Black stars as Steve, a regular dude who accidentally stumbles into the Overworld (ie. the regular Minecraft world) and makes it his home until he is captured by Malgosha (voiced by House), the evil piggish queen of the hellish Nether. Into the middle of this feud stumbles siblings Natalie (Myers) and Henry (Hansen), washed-up '80s gaming legend Garrett "The Garbage Man" Garrison (Momoa), and real estate agent/petting zoo owner Dawn (Brooks).
The plot itself is nothing special - it's essentially a MacGuffin quest. But given that Minecraft is essentially a plot-less video game, the film does a good job of finding a story to cut through yet also include the lore of this immensely popular sandpit game, ensuring the diehards will get their in-jokes and Easter eggs, and the noobs will get something they can enjoy even if they've never played the game before.
In between the insane CG action sequences (and everything in this is basically insane CG), there are some great character beats, particularly for Momoa's '80s-loving douchebag, and the siblings of Natalie and Henry. It's more than enough to flesh-out their characters and make us care, which is more than a lot of other big-budget blockbusters can manage these days. The film also does a good job of making it look like these actual humans are existing in and interacting with a cubic digital world, which is no mean feat.
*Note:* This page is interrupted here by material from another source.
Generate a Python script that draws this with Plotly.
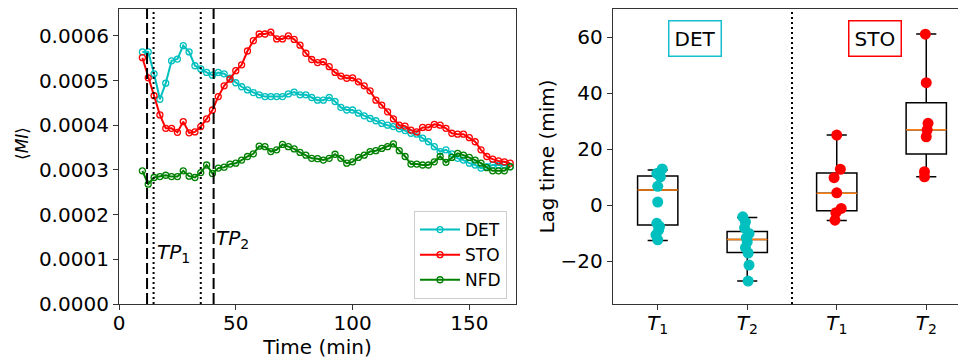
import plotly.graph_objects as go

# ---------------- data: left panel ----------------
time_min = [10 + 2.5 * i for i in range(64)]

det = [5.64, 5.64, 5.15, 4.58, 4.94, 5.44, 5.48, 5.78, 5.64, 5.33,
       5.26, 5.18, 5.12, 5.18, 5.15, 5.05, 4.95, 4.86, 4.79, 4.73,
       4.68, 4.64, 4.64, 4.64, 4.64, 4.70, 4.74, 4.68, 4.68, 4.62,
       4.56, 4.56, 4.62, 4.53, 4.40, 4.34, 4.34, 4.27, 4.21, 4.15,
       4.10, 4.04, 4.00, 3.97, 3.92, 3.88, 3.82, 3.80, 3.71, 3.63,
       3.52, 3.41, 3.45, 3.36, 3.26, 3.22, 3.15, 3.11, 3.04, 3.07,
       3.11, 3.11, 3.11, 3.07]
sto = [5.51, 5.06, 4.66, 4.23, 3.93, 3.93, 3.84, 4.08, 3.83, 3.85,
       3.97, 4.14, 4.34, 4.64, 4.88, 5.03, 5.22, 5.35, 5.66, 5.89,
       6.04, 6.04, 6.08, 5.93, 5.93, 6.00, 5.92, 5.79, 5.61, 5.47,
       5.40, 5.42, 5.31, 5.18, 5.10, 5.05, 5.06, 4.97, 4.88, 4.77,
       4.56, 4.45, 4.30, 4.14, 4.00, 3.98, 3.89, 3.85, 3.95, 3.95,
       4.02, 4.00, 3.93, 3.82, 3.80, 3.80, 3.72, 3.63, 3.45, 3.30,
       3.24, 3.20, 3.18, 3.15]
nfd = [2.98, 2.68, 2.83, 2.85, 2.88, 2.85, 2.85, 2.98, 2.86, 2.83,
       2.94, 3.11, 2.92, 3.04, 3.06, 3.13, 3.15, 3.22, 3.30, 3.36,
       3.53, 3.52, 3.41, 3.45, 3.57, 3.52, 3.47, 3.39, 3.33, 3.26,
       3.25, 3.22, 3.26, 3.35, 3.26, 3.15, 3.18, 3.28, 3.33, 3.41,
       3.43, 3.48, 3.52, 3.58, 3.43, 3.30, 3.13, 3.13, 3.11, 3.11,
       3.18, 3.30, 3.17, 3.28, 3.37, 3.33, 3.28, 3.22, 3.15, 3.05,
       2.98, 2.98, 2.98, 3.07]
scale = 1e-4
series_names = ["DET", "STO", "NFD"]
series_colors = ["#00BFBF", "#FF0000", "#008000"]

dashed_lines = [12.0, 40.5]
dotted_lines = [14.8, 35.0]
tp_labels = ["<i>TP</i><sub>1</sub>", "<i>TP</i><sub>2</sub>"]
tp_x = [15.3, 40.8]
tp_y = [0.000114, 0.000145]

left_xticks = [0, 50, 100, 150]
left_yticks = [0.0, 0.0001, 0.0002, 0.0003, 0.0004, 0.0005, 0.0006]
left_ytitle = "⟨<i>MI</i>⟩"

# ---------------- data: right panel ----------------
box_pos = [1, 2, 3, 4]
box_ticktext = ["<i>T</i><sub>1</sub>", "<i>T</i><sub>2</sub>",
                "<i>T</i><sub>1</sub>", "<i>T</i><sub>2</sub>"]
box_colors = ["#00BFBF", "#00BFBF", "#FF0000", "#FF0000"]
box_q1 = [-7.0, -16.8, -1.9, 18.3]
box_median = [5.5, -12.2, 4.3, 27.0]
box_q3 = [10.5, -9.3, 11.6, 36.6]
box_lo = [-12.5, -27.0, -5.4, 10.2]
box_hi = [12.6, -4.3, 25.1, 61.2]

pts_y = [
    [13.0, 11.4, 10.2, 6.8, 1.2, -6.4, -7.5, -8.8, -10.5, -12.3],
    [-4.1, -5.9, -8.0, -10.0, -11.5, -13.0, -15.1, -17.0, -21.3, -27.0],
    [25.1, 12.9, 9.9, 4.5, -1.1, -2.6, -5.3],
    [61.1, 43.8, 29.3, 26.9, 24.5, 12.0, 10.2],
]
pts_dx = [
    [0.05, -0.01, 0.03, 0.0, 0.0, -0.01, 0.02, 0.01, -0.02, 0.0],
    [-0.05, -0.02, -0.03, 0.02, -0.01, 0.0, -0.02, 0.01, 0.02, 0.01],
    [0.0, 0.04, -0.03, 0.0, 0.05, -0.01, -0.02],
    [-0.01, 0.0, 0.02, 0.01, 0.0, -0.02, -0.02],
]
group_labels = ["DET", "STO"]
group_label_x = [1.42, 3.43]
group_label_y = [59.5, 59.5]
group_colors = ["#17BECF", "#FF0000"]
separator_x = 2.5
right_yticks = [-20, 0, 20, 40, 60]

# ---------------- figure ----------------
FONT = "DejaVu Sans"
AX = "#333333"
fig = go.Figure()

for name, vals, col in zip(series_names, [det, sto, nfd], series_colors):
    fig.add_trace(go.Scatter(
        x=time_min, y=[v * scale for v in vals], mode="lines+markers", name=name,
        line=dict(color=col, width=2),
        marker=dict(symbol="circle-open", size=6, color=col, line=dict(width=1.3)),
        xaxis="x", yaxis="y"))

shapes = []
for xv in dashed_lines:
    shapes.append(dict(type="line", xref="x", yref="y domain", x0=xv, x1=xv, y0=0, y1=1,
                       line=dict(color="black", width=2, dash="11px,4px")))
for xv in dotted_lines:
    shapes.append(dict(type="line", xref="x", yref="y domain", x0=xv, x1=xv, y0=0, y1=1,
                       line=dict(color="black", width=2, dash="2px,3px")))
shapes.append(dict(type="line", xref="x2", yref="y2 domain", x0=separator_x, x1=separator_x,
                   y0=0, y1=1, line=dict(color="black", width=2, dash="2px,3px")))

annotations = []
for txt, xv, yv in zip(tp_labels, tp_x, tp_y):
    annotations.append(dict(text=txt, x=xv, y=yv, xref="x", yref="y", showarrow=False,
                            xanchor="left", yanchor="middle",
                            font=dict(family=FONT, size=20, color="black")))
for txt, xv, yv, col in zip(group_labels, group_label_x, group_label_y, group_colors):
    annotations.append(dict(text=txt, x=xv, y=yv, xref="x2", yref="y2", showarrow=False,
                            xanchor="center", yanchor="middle", bordercolor=col,
                            borderwidth=1.5, borderpad=5, bgcolor="white",
                            font=dict(family=FONT, size=20, color="black")))
# left y-axis title (placed as rotated annotation to match reference position)
annotations.append(dict(text=left_ytitle, x=0.0146, y=0.6154, xref="paper", yref="paper",
                        showarrow=False, textangle=-90, xanchor="center", yanchor="middle",
                        font=dict(family=FONT, size=17, color="black")))

# box plots (precomputed stats)
for p, q1, md, q3, lo, hi in zip(box_pos, box_q1, box_median, box_q3, box_lo, box_hi):
    fig.add_trace(go.Box(x=[p], q1=[q1], median=[md], q3=[q3], lowerfence=[lo],
                         upperfence=[hi], width=0.45, whiskerwidth=0.5,
                         fillcolor="rgba(0,0,0,0)", line=dict(color="black", width=1.5),
                         boxpoints=False, showlegend=False, xaxis="x2", yaxis="y2"))
# orange medians
mx, my = [], []
for p, md in zip(box_pos, box_median):
    mx += [p - 0.225, p + 0.225, None]
    my += [md, md, None]
fig.add_trace(go.Scatter(x=mx, y=my, mode="lines", line=dict(color="#FF7F0E", width=1.5),
                         showlegend=False, xaxis="x2", yaxis="y2"))
# points
for p, ys, dxs, col in zip(box_pos, pts_y, pts_dx, box_colors):
    fig.add_trace(go.Scatter(x=[p + d for d in dxs], y=ys, mode="markers",
                             marker=dict(size=11, color=col), showlegend=False,
                             xaxis="x2", yaxis="y2"))

# page body has an 8px margin: paper is 958x351 and sits at (8, 8) on screen
tickfont = dict(family=FONT, size=20, color="black")
common = dict(showgrid=False, zeroline=False, showline=True, linecolor=AX, linewidth=1.3,
              ticks="outside", ticklen=5, tickcolor=AX, tickfont=tickfont, automargin=False)
fig.update_layout(
    width=958, height=351, margin=dict(l=0, r=0, t=0, b=0),
    paper_bgcolor="white", plot_bgcolor="white",
    font=dict(family=FONT, color="black"),
    shapes=shapes, annotations=annotations,
    xaxis=dict(domain=[0.1159, 0.5303], range=[0, 170], tickvals=left_xticks,
               mirror=True, ticklabelstandoff=-4,
               title=dict(text="Time (min)", font=dict(family=FONT, size=20), standoff=2),
               anchor="y", **common),
    yaxis=dict(domain=[0.1567, 0.9972], range=[0, 0.00066], tickvals=left_yticks,
               tickformat=".4f", mirror=True, anchor="x", **common),
    xaxis2=dict(domain=[0.6315, 1.0], range=[0.5, 4.444], tickvals=box_pos,
                ticktext=box_ticktext, mirror=True, ticklabelstandoff=-4,
                anchor="y2", **common),
    yaxis2=dict(domain=[0.1567, 0.9972], range=[-35.2, 70.1], tickvals=right_yticks,
                mirror=False,
                title=dict(text="Lag time (mim)", font=dict(family=FONT, size=20), standoff=0),
                anchor="x2", **common),
    legend=dict(x=0.5209, y=0.1709, xanchor="right", yanchor="bottom",
                bgcolor="white", bordercolor="#CCCCCC", borderwidth=1,
                font=dict(family=FONT, size=17, color="black"),
                itemwidth=40, tracegroupgap=0),
)

fig.write_html("out.html")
But A Minecraft Movie really thrives as an ode to creativity, self-belief, and having a bonkers sense of humour. Black busts out random songs, there is an absurd love-story sideline about a vice-principal and a Minecraft villager, and a kid builds a jetpack that destroys a town icon (which happens to be a potato). There is plenty of classic Hess/Black moments wrapped together, playing out against the backdrop of either the lame town of Chuglass or the eye-melting world of Minecraft, and 90 per cent of them work.
Video game movies used to be a cursed proposition, but A Minecraft Movie shows what can be done if you lean into the game's aesthetic, dig out what makes it so popular (fun + creativity), and inject the whole thing with a self-aware sense of humour that's not a million miles away from The Lego Movie. In mining for laughs, it crafts a gem of a movie.